Upon finally awakening, we must practice bridging our dream experiences and the waking world. This can be accomplished by journaling or jotting notes about our dreams and/or by talking about them with a receptive bed partner. Morning dream sharing is a common and revered ritual in many indigenous cultures around the world. Dream journaling or sharing restores the natural bridge connecting the dream and waking worlds. This will not only improve our dream recall but gradually help restore a sense of continuity between the dream and waking worlds and contribute to our feeling more whole.

If we are interested in compensating for REM suppression or directly potentiating REM sleep, we might also consider using melatonin. Although melatonin is best known as a sleep and circadian-rhythm supplement, it also appears to support REM sleep and dreams. Unfortunately, although melatonin is readily available as an over-the-counter supplement in the U.S., consumers and health professionals alike are generally misinformed about its use. I suggest consulting a knowledgeable health professional before using melatonin.

If we choose to attend to our dreams, they will inevitably call for even more attention -- for analysis or interpretation. Contemporary neuroscientists typically view the personal dream as an artifact of nightly neurophysiology that is completely devoid of meaning. But because we cannot prove a negative, this is little more than reductionistic arrogance masked as science. The common, limiting cultural tendency to view dreams solely as reflections of waking life is based on a similar bias.
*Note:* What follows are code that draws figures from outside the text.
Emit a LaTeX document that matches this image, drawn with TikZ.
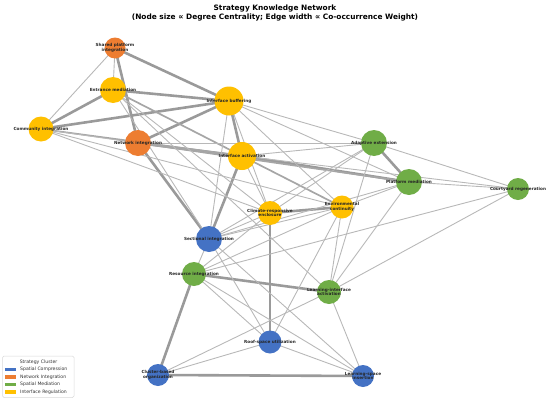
\documentclass[tikz,border=0pt]{standalone}
\usepackage{fontspec}
\setmainfont{DejaVu Sans}
\definecolor{cblue}{HTML}{4472C4}
\definecolor{corange}{HTML}{ED7D31}
\definecolor{cgreen}{HTML}{70AD47}
\definecolor{cyellow}{HTML}{FFC000}
\definecolor{ethin}{HTML}{B8B8B8}
\definecolor{emid}{HTML}{A6A6A6}
\definecolor{ethick}{HTML}{9A9A9A}
\begin{document}
\begin{tikzpicture}[x=1pt,y=-1pt,
  nd/.style={circle,inner sep=0pt,draw=none,minimum size=#1},
  lbl/.style={font=\fontsize{4.2}{4.5}\selectfont\bfseries,text=black!85,align=center,inner sep=0pt},
  ea/.style={draw=ethin,line width=0.9pt},
  eb/.style={draw=emid,line width=1.7pt},
  ec/.style={draw=ethick,line width=2.6pt},
  legtxt/.style={font=\fontsize{4.6}{5}\selectfont,text=black!80,anchor=west,inner sep=0pt}
]
\useasboundingbox (0,0) rectangle (550,402);
\node[font=\fontsize{7.4}{8}\selectfont\bfseries] (t1) at (275,8.5) {Strategy Knowledge Network};
\node[font=\fontsize{7.4}{8}\selectfont\bfseries] (t2) at (275,17.5) {(Node size ∝ Degree Centrality; Edge width ∝ Co-occurrence Weight)};
% nodes (coordinates first)
\coordinate (SP) at (115,48);
\coordinate (EM) at (113,90);
\coordinate (CI) at (41,129);
\coordinate (NI) at (138,143);
\coordinate (IB) at (229,101);
\coordinate (IA) at (242,156);
\coordinate (AE) at (374,143);
\coordinate (PM) at (409,182);
\coordinate (CR) at (518,189);
\coordinate (CE) at (270,213);
\coordinate (EC) at (342,207);
\coordinate (SI) at (209,239);
\coordinate (RI) at (194,274);
\coordinate (LA) at (329,292);
\coordinate (RS) at (270,342);
\coordinate (CB) at (158,375);
\coordinate (LS) at (363,376);
% edges
\foreach \a/\b in {SP/IB,SP/NI,EM/IB,EM/CI,CI/IB,NI/IB,NI/SI,IA/SI,IB/IA,AE/PM,CE/RS,RI/LA,CB/LS,RI/CB,NI/IA,IA/PM,CE/EC}
  \draw[ec] (\a) -- (\b);
\foreach \a/\b in {EM/IA,IA/EC,CI/IA,NI/PM}
  \draw[eb] (\a) -- (\b);
\foreach \a/\b in {SP/CI,SP/EM,CI/NI,CI/CE,CI/EC,IB/AE,IB/PM,IB/EC,IB/CE,IB/SI,NI/AE,IA/AE,IA/CR,AE/CR,PM/CR,AE/CE,AE/SI,AE/LA,PM/EC,RI/CR,PM/SI,PM/LA,EC/RS,EC/LA,CR/LA,RI/LS,SI/LS,RS/LS,LA/LS,SI/RS,RI/RS,CB/RS,CB/LA,EM/CE,EM/SI,SI/CE,SI/EC,RI/CE,RI/EC,RI/SI,IA/CE,EM/LA}
  \draw[ea] (\a) -- (\b);
% node disks
\node[nd=21pt,fill=corange,label={[lbl]center:Shared platform\\integration}] (nSP) at (SP) {};
\node[nd=26pt,fill=cyellow,label={[lbl]center:Entrance mediation}] (nEM) at (EM) {};
\node[nd=25pt,fill=cyellow,label={[lbl]center:Community integration}] (nCI) at (CI) {};
\node[nd=26pt,fill=corange,label={[lbl]center:Network integration}] (nNI) at (NI) {};
\node[nd=29pt,fill=cyellow,label={[lbl]center:Interface buffering}] (nIB) at (IB) {};
\node[nd=28pt,fill=cyellow,label={[lbl]center:Interface activation}] (nIA) at (IA) {};
\node[nd=26pt,fill=cgreen,label={[lbl]center:Adaptive extension}] (nAE) at (AE) {};
\node[nd=26pt,fill=cgreen,label={[lbl]center:Platform mediation}] (nPM) at (PM) {};
\node[nd=22pt,fill=cgreen,label={[lbl]center:Courtyard regeneration}] (nCR) at (CR) {};
\node[nd=24pt,fill=cyellow,label={[lbl]center:Climate-responsive\\enclosure}] (nCE) at (CE) {};
\node[nd=23pt,fill=cyellow,label={[lbl]center:Environmental\\continuity}] (nEC) at (EC) {};
\node[nd=26pt,fill=cblue,label={[lbl]center:Sectional integration}] (nSI) at (SI) {};
\node[nd=24pt,fill=cgreen,label={[lbl]center:Resource integration}] (nRI) at (RI) {};
\node[nd=24pt,fill=cgreen,label={[lbl]center:Learning-interface\\activation}] (nLA) at (LA) {};
\node[nd=23pt,fill=cblue,label={[lbl]center:Roof-space utilization}] (nRS) at (RS) {};
\node[nd=22pt,fill=cblue,label={[lbl]center:Cluster-based\\organization}] (nCB) at (CB) {};
\node[nd=22pt,fill=cblue,label={[lbl]center:Learning-space\\insertion}] (nLS) at (LS) {};
% legend
\draw[draw=black!15,fill=white,rounded corners=1.5pt,line width=0.5pt] (2.5,356) rectangle (74,397.5);
\node[font=\fontsize{4.6}{5}\selectfont,text=black!80] (lt) at (38.5,362) {Strategy Cluster};
\fill[cblue] (5,367.5) rectangle (16,371);
\node[legtxt] (l1) at (20,369.3) {Spatial Compression};
\fill[corange] (5,375) rectangle (16,378.5);
\node[legtxt] (l2) at (20,376.8) {Network Integration};
\fill[cgreen] (5,382.5) rectangle (16,386);
\node[legtxt] (l3) at (20,384.3) {Spatial Mediation};
\fill[cyellow] (5,390) rectangle (16,393.5);
\node[legtxt] (l4) at (20,391.8) {Interface Regulation};
\end{tikzpicture}
\end{document}
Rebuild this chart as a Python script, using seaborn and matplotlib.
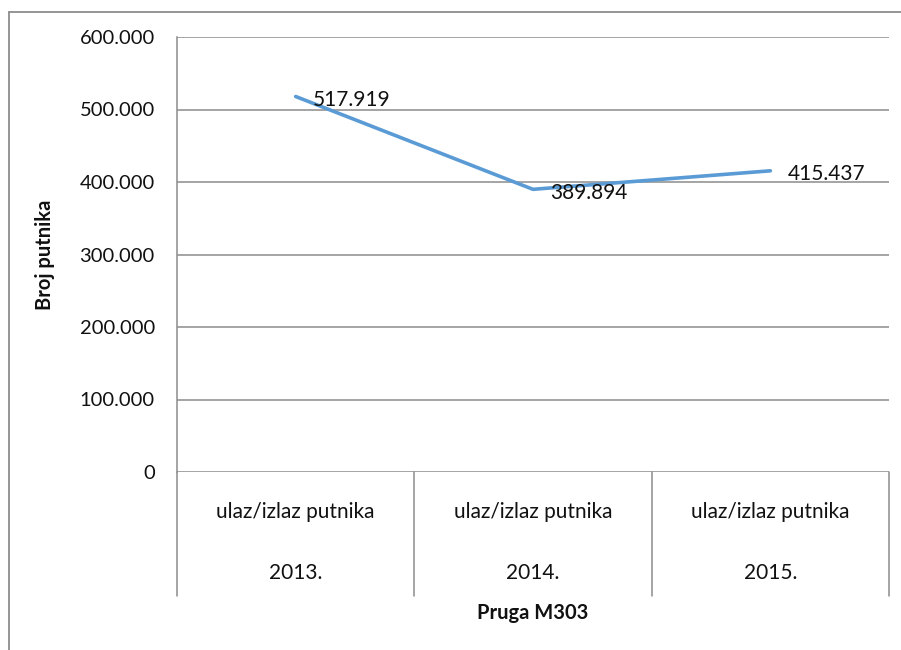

This critical bias, largely reinforced by both pop and professional psychology, effectively downsizes the dream. It is a cultural blind spot that reduces dreaming to a distorted, fun-house-mirror image of waking life that we can readily dismiss. It encourages us to examine the dream with our daytime, waking-world eyes, which is tantamount to looking at a glorious night sky through dark sunglasses.

Such an approach can be comforting because it imposes a sense of familiar, worldly meaning on the ethereal and, at times, unsettling world of dreams. But it does so at the cost of our creativity and spirituality. It chokes off our expanded sense of consciousness, our larger sense of self. And it corners us into a shrunken and constrained life mired in mundanity. At best, it views the dream as a veiled account of daily life that must be carefully decoded to have any utility.

This dream blind spot stems from a kind of pervasive wake-centrism: the presumption that waking is the primary or most valid form of human consciousness. Dreaming, then, is viewed as a secondary, even subservient, state of consciousness. Wake-centrism is clearly evident in the most popular contemporary approach to dream interpretation, the dictionary approach, which assigns meaning to images in one's dream based on the meaning of those images in waking life. As it is below, so is it above.

As an alternative, we can choose to meet the dream on its own extraordinary terms. We can open to a conversation with mystery, spirit and substance -- with uninhibited sensuality, impassioned creativity and palpable spirituality. We can venture into the wilds of consciousness to experience the depths of our nature.

When we approach the dream without presumptive biases, we begin to sense a greater order behind its strangeness. We experience curious patterns, recursive themes and ineffable intuitions. And if we resist the temptation to dismiss all of this as mere coded reflections of waking life, we can open a door to another vast, spacious and extraordinary world where the mundanity that plagues so many of us begins to ease.

We come to realize that dream interpretation is less about a clever analysis of dream narratives and much more about a direct and open experience of them. It becomes clear that as interesting as dream interpretation can be, more important than knowing the meaning of any particular dream is simply knowing that dreaming itself is meaningful.